§ Problem to solve: Extract only the first line of the listing and every line after it up to and including the one with "from matplotlib.ticker import". Omit the pictures.

§ Data lines:
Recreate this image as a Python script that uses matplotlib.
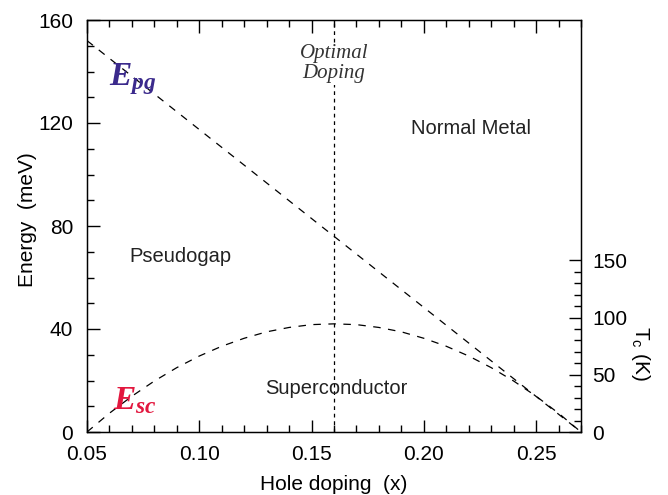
import matplotlib
matplotlib.use("Agg")
import matplotlib.pyplot as plt
from matplotlib.ticker import MultipleLocator, FixedLocator

plt.rcParams['font.family'] = ['Liberation Sans', 'DejaVu Sans']
plt.rcParams['mathtext.fontset'] = 'custom'
plt.rcParams['mathtext.rm'] = 'Liberation Sans'
plt.rcParams['mathtext.it'] = 'Liberation Serif:italic:bold'
plt.rcParams['mathtext.bf'] = 'Liberation Serif:italic:bold'

# Pseudogap energy line (meV)
pg_x = [0.05, 0.27]
pg_e = [152.0, 0.0]

# Superconducting dome (meV)
sc_x = [0.05, 0.06, 0.07, 0.08, 0.09, 0.10, 0.11, 0.12, 0.13, 0.14, 0.15, 0.16,
        0.17, 0.18, 0.19, 0.20, 0.21, 0.22, 0.23, 0.24, 0.25, 0.26, 0.27]
sc_e = [0.0, 7.3, 13.9, 19.8, 25.0, 29.5, 33.3, 36.4, 38.9, 40.6, 41.7, 42.0,
        41.7, 40.6, 38.9, 36.4, 33.3, 29.5, 25.0, 19.8, 13.9, 7.3, 0.0]

optimal_x = 0.16
tc_ticks = [0, 50, 100, 150]

fig = plt.figure(figsize=(6.68, 4.95), dpi=100)
ax = fig.add_axes([87/668, 63/495, 494/668, 412/495])

ax.plot(pg_x, pg_e, color='black', lw=0.9, linestyle=(0, (6, 6)))
ax.plot(sc_x, sc_e, color='black', lw=0.9, linestyle=(0, (6, 6)))
ax.axvline(optimal_x, color='black', lw=0.9, linestyle=(0, (3, 3)))

ax.set_xlim(0.05, 0.27)
ax.set_ylim(0, 160)
ax.xaxis.set_major_locator(FixedLocator([0.05, 0.10, 0.15, 0.20, 0.25]))
ax.xaxis.set_minor_locator(MultipleLocator(0.01))
ax.yaxis.set_major_locator(MultipleLocator(40))
ax.yaxis.set_minor_locator(MultipleLocator(10))
ax.set_xticklabels(['0.05', '0.10', '0.15', '0.20', '0.25'])
ax.tick_params(which='both', direction='in', top=True, right=False, labelsize=15, width=1)
ax.tick_params(which='major', length=9)
ax.tick_params(which='minor', length=5)
ax.tick_params(axis='x', which='major', pad=9)
ax.tick_params(axis='y', which='major', pad=10)
for s in ax.spines.values():
    s.set_linewidth(1.0)

ax.set_xlabel('Hole doping  (x)', fontsize=15, labelpad=8)
ax.set_ylabel('Energy  (meV)', fontsize=15)
ax.yaxis.set_label_coords(-0.101, 0.515)

ax2 = ax.twinx()
ax2.set_ylim(0, 360)
ax2.yaxis.set_major_locator(FixedLocator(tc_ticks))
ax2.yaxis.set_minor_locator(FixedLocator(list(range(0, 151, 10))))
ax2.tick_params(which='both', direction='in', labelsize=15, width=1)
ax2.tick_params(which='major', length=9, pad=8)
ax2.tick_params(which='minor', length=5)
ax2.set_ylabel(r'T$_\mathrm{c}$ (K)', fontsize=15, rotation=-90, va='center')
ax2.yaxis.set_label_coords(1.12, 0.19)

ax.text(0.0705, 137, r'$E_{pg}$', fontsize=24, color='#3b2a8c', ha='center', va='center')
ax.text(0.0715, 12, r'$E_{sc}$', fontsize=24, color='#e2173e', ha='center', va='center')
ax.text(optimal_x, 143, 'Optimal\nDoping', family='Liberation Serif', style='italic',
        fontsize=15, color='#333333', ha='center', va='center', linespacing=1.05,
        bbox=dict(facecolor='white', edgecolor='none', pad=1))
ax.text(0.221, 118, 'Normal Metal', fontsize=14.5, color='#222222', ha='center', va='center')
ax.text(0.0915, 68, 'Pseudogap', fontsize=14.5, color='#222222', ha='center', va='center')
ax.text(0.161, 17, 'Superconductor', fontsize=14.5, color='#222222', ha='center', va='center')

fig.savefig('out.png', dpi=100)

§ Exercise response:
Recreate this image as a Python script that uses matplotlib.
import matplotlib
matplotlib.use("Agg")
import matplotlib.pyplot as plt
from matplotlib.ticker import MultipleLocator, FixedLocator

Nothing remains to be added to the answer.